Which Dec Emulation is the MOST useful and Versatile?

Paul Koning paulkoning at comcast.net
Sun Oct 29 07:42:16 CDT 2017


> On Oct 28, 2017, at 10:09 PM, Eric Smith via cctech <cctech at classiccmp.org> wrote:
> 
> IBM invented computer emulation and introduced it with System/360 in 1964.
> They defined it as using special-purpose hardware and/or microcode on a
> computer to simulate a different computer.

That's certainly a successful early commercial implementation of emulation, done using a particular implementation approach.  At least for some of the emulator features -- I believe you're talking about the 1401 emulator.  IBM didn't use that all the time; the emulator feature in the 360 model 44, to emlulate the missing instructions, uses standard 360 code. 

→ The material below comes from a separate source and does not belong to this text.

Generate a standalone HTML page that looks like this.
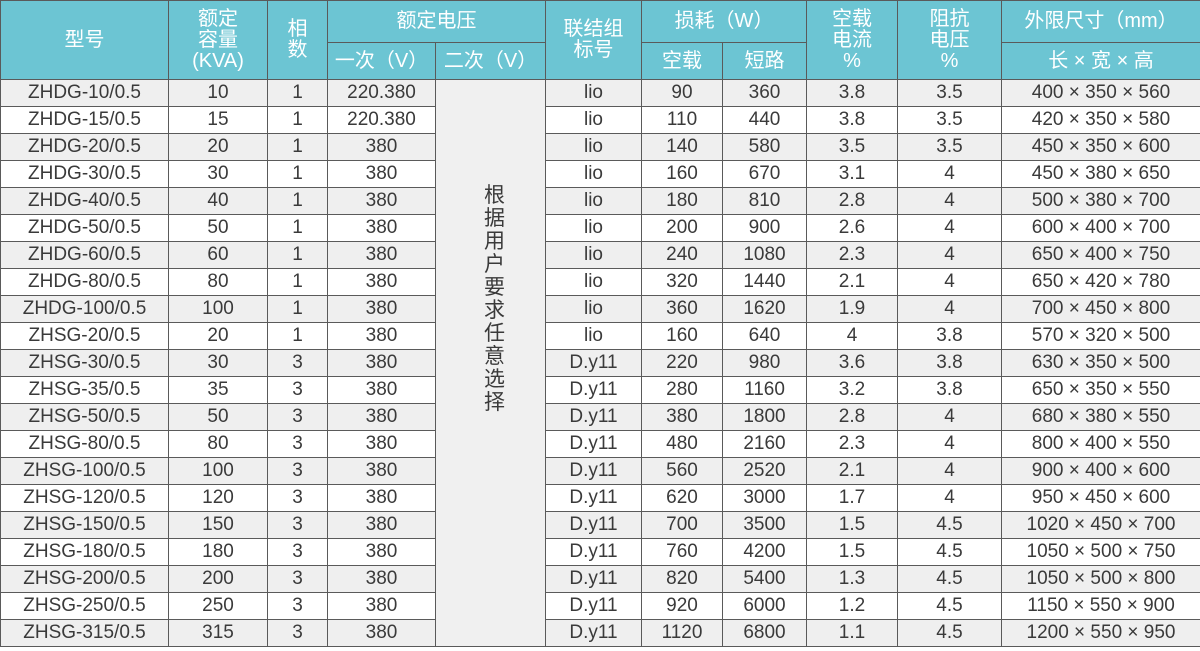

It's not clear if that IBM product amounts to inventing emulation.  It seems likely there are earlier ones, possibly not with that particular choice of implementation techniques.


> Anything you run on your x86 (or ARM, MIPS, SPARC, Alpha, etc) does not
> meet that definition, and is a simulator, since those processors have only
> general-purpose hardware and microcode.
> 
> Lots of people have other definitions of "emulator" which they've just
> pulled out of their a**, but since the System/360 architects invented it, I
> see no good reason to prefer anyone else's definition.

"emulation" is just a standard English word.  I don't see a good reason to limit its application here to a specific intepretation given to it in a particular IBM product.  It's not as if IBM's terminology is necessarily the predominant one in IT (consider "data set").  And in particular, as was pointed out before, "emulator" has a quite specific (and different) meaning in the 1980s through 2000 or so in microprocessor development hardware.